Berufsbegleitend hat Ruslan Hrushchak in den vergangenen Jahren Seminare bei Ludwig Rauch an der renommierten Ostkreuzschule für Fotografie in Berlin besucht sowie an der Hochschule für Grafik und Buchkunst in Leipzig. Mit seinen Arbeiten der Reportage-Fotografie hat er internationale Wettbewerbe gewonnen, seine Arbeiten wurden in Galerien in Berlin, New York, Mailand, London und Tokio ausgestellt. „Der Austausch mit Anderen ist mir unheimlich wichtig.“ Einer seiner engsten Kooperationspartner war der frühere Pepperoni-Books-Verleger Hannes Wanderer in Berlin. Mit ihm arbeitete Ruslan Hrushchak fast ein Jahr am Vorläufer des Bildbands, den Ruslan selbst „Rodina moja“ betitelte. Auf Ukrainisch bedeutet dies „meine Familie“, auf Russisch „meine Heimat“. „Das gefiel mir“, sagt er. Doch nur wenige Tage vor der Finalisierung des Projekts starb Hannes Waderer überraschend. Das war 2018. Für Ruslan Hrushchak ein Schock. 2020 nahm er nochmals Anlauf, ging auf die namhafte Kominek-Galerie zu, deren eigener Verlag Fotobücher herausgibt. Neue Fotos kamen zur Sammlung hinzu. Zwischen den Bildern finden sich nun zehn Gedichte von Iryna Tsilyk – eigens für die Sammlung geschrieben, bedruckt auf Pergamentpapier. Wie ein Familienalbum nimmt sich der Band aus.
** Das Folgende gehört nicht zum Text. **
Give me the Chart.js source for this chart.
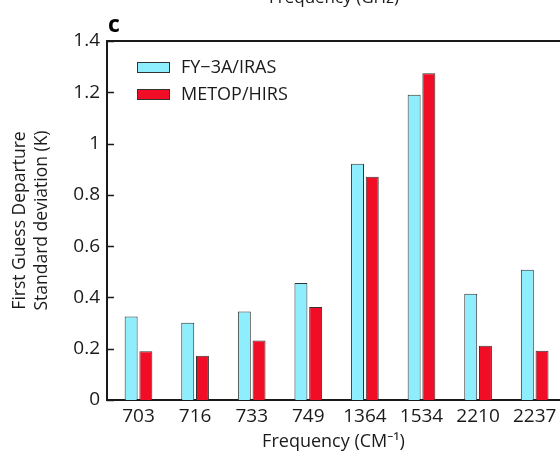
<!DOCTYPE html>
<html>
<head>
<meta charset="utf-8">
<script src="https://cdn.jsdelivr.net/npm/chart.js@4.4.0/dist/chart.umd.min.js"></script>
<style>
  html, body { margin: 0; padding: 0; background: #fff; overflow: hidden; width: 560px; height: 456px; }
  canvas { display: block; }
</style>
</head>
<body>
<canvas id="c" width="600" height="456"></canvas>
<script>
const categories = ['703', '716', '733', '749', '1364', '1534', '2210', '2237'];
const seriesNames = ['FY\u22123A/IRAS', 'METOP/HIRS'];
const fy3aValues = [0.326, 0.301, 0.345, 0.456, 0.921, 1.19, 0.414, 0.508];
const metopValues = [0.190, 0.173, 0.232, 0.363, 0.871, 1.274, 0.212, 0.192];
const yTickValues = [0, 0.2, 0.4, 0.6, 0.8, 1.0, 1.2, 1.4];

const FONT = '"Open Sans", "Noto Sans", "DejaVu Sans", sans-serif';
const INK = '#1a1a1a';
const CYAN = '#8EEEFD';
const RED = '#F20D26';
const EDGE = '#333333';

function toPoints(vals) { return vals.map((v, i) => ({ x: i, y: v })); }

const decor = {
  id: 'decor',
  afterDraw(chart) {
    const ctx = chart.ctx;
    const a = chart.chartArea;
    const ys = chart.scales.y;
    ctx.save();
    // top frame line
    ctx.strokeStyle = INK;
    ctx.lineWidth = 2;
    ctx.beginPath();
    ctx.moveTo(a.left - 1, a.top);
    ctx.lineTo(a.right, a.top);
    ctx.stroke();
    // inward y ticks
    ctx.lineWidth = 1.5;
    ys.ticks.forEach(t => {
      const py = Math.round(ys.getPixelForValue(t.value)) + 0.5;
      ctx.beginPath();
      ctx.moveTo(a.left, py);
      ctx.lineTo(a.left + 7, py);
      ctx.stroke();
    });
    // panel letter
    ctx.fillStyle = '#000';
    ctx.font = 'bold 23px ' + FONT;
    ctx.textAlign = 'left';
    ctx.textBaseline = 'alphabetic';
    ctx.fillText('c', a.left + 1, 32);
    // clipped title from panel above
    ctx.fillStyle = INK;
    ctx.font = '17px ' + FONT;
    ctx.textAlign = 'center';
    ctx.fillText('Frequency (GHz)', 334, 3);
    // legend
    chart.data.datasets.forEach((ds, i) => {
      const bx = 137, by = 62 + i * 27, bw = 33, bh = 11;
      ctx.fillStyle = ds.backgroundColor;
      ctx.fillRect(bx, by, bw, bh);
      ctx.strokeStyle = EDGE;
      ctx.lineWidth = 1;
      ctx.strokeRect(bx + 0.5, by + 0.5, bw - 1, bh - 1);
      ctx.fillStyle = INK;
      ctx.font = '18px ' + FONT;
      ctx.textAlign = 'left';
      ctx.textBaseline = 'middle';
      ctx.fillText(ds.label, 181, by + bh / 2 + 0.5);
    });
    ctx.restore();
  }
};

new Chart(document.getElementById('c'), {
  type: 'bar',
  data: {
    datasets: [
      { label: seriesNames[0], data: toPoints(fy3aValues), backgroundColor: CYAN, borderColor: EDGE, borderWidth: 1 },
      { label: seriesNames[1], data: toPoints(metopValues), backgroundColor: RED, borderColor: EDGE, borderWidth: 1 }
    ]
  },
  options: {
    responsive: false,
    animation: false,
    events: [],
    categoryPercentage: 0.52,
    barPercentage: 0.88,
    layout: { padding: { left: 0, right: 0, top: 41, bottom: 0 } },
    plugins: { legend: { display: false }, tooltip: { enabled: false } },
    scales: {
      x: {
        type: 'linear',
        min: -0.5565,
        max: 8.154,
        offset: false,
        grid: { display: false, drawTicks: false },
        border: { display: true, color: INK, width: 2 },
        afterBuildTicks: s => { s.ticks = categories.map((_, i) => ({ value: i })); },
        afterFit: s => { s.height = 56; },
        ticks: {
          autoSkip: false,
          maxRotation: 0,
          padding: 5,
          color: INK,
          font: { family: FONT, size: 19 },
          callback: v => categories[v]
        },
        title: {
          display: false
        }
      },
      y: {
        min: 0,
        max: 1.4,
        grid: { display: false, drawTicks: false },
        border: { display: true, color: INK, width: 2 },
        afterBuildTicks: s => { s.ticks = yTickValues.map(v => ({ value: v })); },
        afterFit: s => { s.width = 107; },
        ticks: {
          padding: 7,
          color: INK,
          font: { family: FONT, size: 19 },
          callback: v => String(Number(v.toFixed(1)))
        },
        title: {
          display: true,
          text: ['First Guess Departure', 'Standard deviation (K)'],
          color: INK,
          font: { family: FONT, size: 17.5, lineHeight: 1.25 },
          padding: { top: 9, bottom: 0 }
        }
      }
    }
  },
  plugins: [decor, {
    id: 'xTitle',
    afterDraw(chart) {
      // x-axis title centred on the visible part of the plot (canvas wider than window)
      const ctx = chart.ctx;
      const a = chart.chartArea;
      ctx.save();
      ctx.fillStyle = INK;
      ctx.font = '18px ' + FONT;
      ctx.textAlign = 'center';
      ctx.textBaseline = 'middle';
      ctx.fillText('Frequency (CM\u207B\u00B9)', (a.left + 560) / 2, 442);
      ctx.restore();
    }
  }]
});
</script>
</body>
</html>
„Als der Krieg ausbrach, waren wir alle schockiert“, so Ruslan Hrushchak. Iryna Tsilyk sei mit ihrem zehnjährigen Sohn vor einigen Tagen von Kiew nach Lwiw gefahren, sagt er. Ins Ausland fliehen wolle sie trotz vieler Angebote nicht.

„Als ich mit Hannes Wanderer damals über das Buch sprach, war schon der Donbas-Krieg im Gange“, erinnert er sich. „Er sagte schon damals zu mir: ‚Krieg zeigt jeder. Aber du zeigst Familie, Frieden, Geborgenheit, Liebe.‘ Das ist das, was das Buch ist.“

Der Bildband „The Road Beyond“ umfasst rund 140 Seiten und erscheint auf Englisch und Ukrainisch. Er ist für 50 Euro im Vorverkauf beim Kominek-Verlag erhältlich und soll ab Mitte April ausgeliefert werden. Von jedem verkauften Buch geht ein Fünftel als Spende für die Not- und Katastrophenhilfe in die Ukraine.